• [Provided material]
◆ ◆ ◆ ◆ ◆

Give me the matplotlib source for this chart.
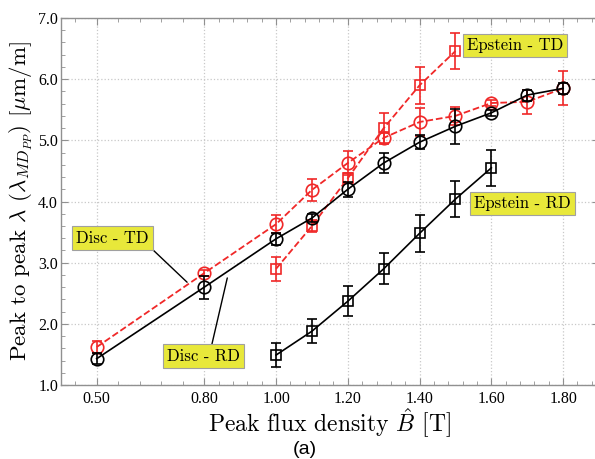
import matplotlib
matplotlib.use("Agg")
import matplotlib.pyplot as plt
from matplotlib.ticker import FixedLocator, FuncFormatter
import numpy as np

plt.rcParams['mathtext.fontset'] = 'cm'

# ---- data ----
B_disc = [0.5, 0.8, 1.0, 1.1, 1.2, 1.3, 1.4, 1.5, 1.6, 1.7, 1.8]
disc_rd = [1.43, 2.60, 3.39, 3.73, 4.20, 4.63, 4.97, 5.23, 5.45, 5.74, 5.85]
disc_rd_err = [0.09, 0.19, 0.10, 0.07, 0.12, 0.16, 0.11, 0.29, 0.05, 0.09, 0.09]
disc_td = [1.62, 2.83, 3.63, 4.19, 4.63, 5.04, 5.30, 5.40, 5.61, 5.63, 5.85]
disc_td_err = [0.10, 0.05, 0.15, 0.18, 0.20, 0.10, 0.23, 0.15, 0.05, 0.20, 0.28]

B_ep_td = [1.0, 1.1, 1.2, 1.3, 1.4, 1.5]
ep_td = [2.90, 3.60, 4.38, 5.20, 5.90, 6.46]
ep_td_err = [0.20, 0.10, 0.08, 0.25, 0.30, 0.30]

B_ep_rd = [1.0, 1.1, 1.2, 1.3, 1.4, 1.5, 1.6]
ep_rd = [1.49, 1.88, 2.37, 2.90, 3.48, 4.04, 4.55]
ep_rd_err = [0.20, 0.20, 0.25, 0.25, 0.30, 0.30, 0.30]

x_ticks = [0.5, 0.8, 1.0, 1.2, 1.4, 1.6, 1.8]
y_ticks = [1.0, 2.0, 3.0, 4.0, 5.0, 6.0, 7.0]

RED = '#f02828'
YELLOW = '#e8e83a'

fig = plt.figure(figsize=(5.95, 4.59), dpi=100)
ax = fig.add_axes([60.8/595, 1 - 385/459, (599 - 60.8)/595, (385 - 18)/459])

ax.errorbar(B_disc, disc_td, yerr=disc_td_err, color=RED, ls='--', lw=1.3,
            marker='o', ms=9, mfc='none', mec=RED, mew=1.2, capsize=3.5, elinewidth=1.2, capthick=1.2, zorder=3)
ax.errorbar(B_ep_td, ep_td, yerr=ep_td_err, color=RED, ls='--', lw=1.3,
            marker='s', ms=7.5, mfc='none', mec=RED, mew=1.2, capsize=3.5, elinewidth=1.2, capthick=1.2, zorder=3)
ax.errorbar(B_disc, disc_rd, yerr=disc_rd_err, color='black', ls='-', lw=1.2,
            marker='o', ms=9, mfc='none', mec='black', mew=1.2, capsize=3.5, elinewidth=1.2, capthick=1.2, zorder=4)
ax.errorbar(B_ep_rd, ep_rd, yerr=ep_rd_err, color='black', ls='-', lw=1.2,
            marker='s', ms=7.5, mfc='none', mec='black', mew=1.2, capsize=3.5, elinewidth=1.2, capthick=1.2, zorder=4)

ax.set_xlim(0.4, 1.9)
ax.set_ylim(1.0, 7.0)
ax.set_xticks(x_ticks)
ax.set_yticks(y_ticks)
# minor ticks: 4 per major interval
minors = []
for a, b in zip(x_ticks[:-1], x_ticks[1:]):
    minors += list(np.linspace(a, b, 6)[1:-1])
minors += [0.44, 1.84, 1.88]
ax.xaxis.set_minor_locator(FixedLocator(minors))
ax.yaxis.set_minor_locator(FixedLocator(np.arange(1.0, 7.01, 0.2)))
ax.xaxis.set_major_formatter(FuncFormatter(lambda v, p: f"{v:.2f}"))
ax.yaxis.set_major_formatter(FuncFormatter(lambda v, p: f"{v:.1f}"))

for lab in ax.get_xticklabels() + ax.get_yticklabels():
    lab.set_fontfamily('Liberation Serif')
    lab.set_fontsize(11.5)

ax.tick_params(which='both', direction='in', top=True, right=True, color='#909090')
ax.tick_params(which='major', length=5)
ax.tick_params(which='minor', length=3)
ax.tick_params(axis='x', which='major', pad=4)
ax.tick_params(axis='y', which='major', pad=2)
for s in ax.spines.values():
    s.set_color('#909090')
    s.set_linewidth(1.0)

ax.grid(True, which='major', ls=':', color='#c8c8c8', lw=0.9)

ax.set_xlabel(r'Peak flux density $\hat{B}$ [T]', fontfamily='cmr10', fontsize=17, labelpad=0)
ax.set_ylabel(r'Peak to peak $\lambda$ ($\lambda_{MD_{PP}}$) [$\mu$m/m]', fontfamily='cmr10', fontsize=16.5, labelpad=2)

bbox = dict(boxstyle='square,pad=0.25', fc=YELLOW, ec='#a0a0a0', lw=0.8)
kw = dict(fontfamily='cmr10', fontsize=12, ha='center', va='center', bbox=bbox, zorder=6)
ax.annotate('Disc - TD', xy=(0.752, 2.68), xytext=(0.544, 3.40),
            arrowprops=dict(arrowstyle='-', color='black', lw=1.0, relpos=(1, 0), shrinkA=0, shrinkB=0), **kw)
ax.annotate('Disc - RD', xy=(0.864, 2.75), xytext=(0.798, 1.47),
            arrowprops=dict(arrowstyle='-', color='black', lw=1.0, relpos=(0.6, 1), shrinkA=0, shrinkB=0), **kw)
ax.text(1.666, 6.55, 'Epstein - TD', **kw)
ax.text(1.687, 3.97, 'Epstein - RD', **kw)

fig.text(305/595, 1 - 449/459, '(a)', fontfamily='Liberation Sans', fontsize=14, ha='center', va='center')

fig.savefig('out.png', dpi=100)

◆ ◆ ◆ ◆ ◆

Copy nothing but the lines from the top of the material through the line holding "plt.rcParams['mathtext.fontset'] = 'cm'", exactly as written; omit pictures.

Give me the matplotlib source for this chart.
import matplotlib
matplotlib.use("Agg")
import matplotlib.pyplot as plt
from matplotlib.ticker import FixedLocator, FuncFormatter
import numpy as np

plt.rcParams['mathtext.fontset'] = 'cm'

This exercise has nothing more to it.